Factor two: the photos had both factual and creative
elements, weighing “modestly” against fair use.
[This seems to contradict the relevance of transformativeness to other
factors, but oh well.]
Factor three: Ashley argued that Value City could’ve easily
created comparative ads without using Ashley’s photos at all. However, the court agreed with Value City that
using the photos in their entirety was fair “because the photos were created to
depict Ashley’s furniture in the best possible light. Further, use of anything
less than the full images would not have given consumers a complete depiction
of the items of furniture for comparison.”
Thus, factor three didn’t weigh against fair use.
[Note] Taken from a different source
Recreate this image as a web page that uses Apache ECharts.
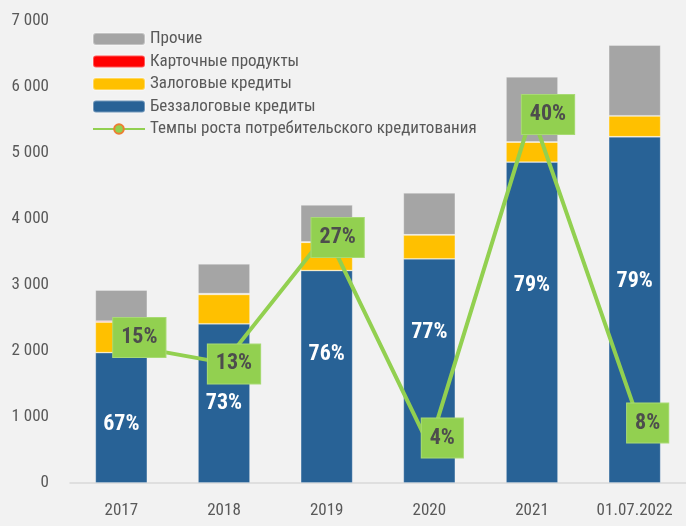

Factor four: There was no market for these photos other than
Ashley itself. “Ashley sells furniture, not photographs of furniture.” Though Ashley argued that the photos had
value for its independent dealers, it provided the photos to its dealers at no
cost, and any diminution in their value, or the value of Ashley’s furniture,
through the photos’ use in comparative advertising was not the kind of harm copyright
cares about.
If you’re following along, factor one is supposedly neutral,
two is slightly negative, three is neutral, and four “weighs substantially in
favor of a finding of fair use” because there’s just no market harm. “The
significance of the fourth factor cannot be overstated. The limited monopoly
copyright law grants to the creators of original works provides a concrete
incentive through access to the relevant market. It follows that if no market
or potential market exists for the original, then another’s use of the images
does not harm the copyright holder’s interests or inhibit the incentive to
produce original creative works.”
I suppose moral rights, i.e., the right to control where and how your work is used, is somewhat meaningless in US courts?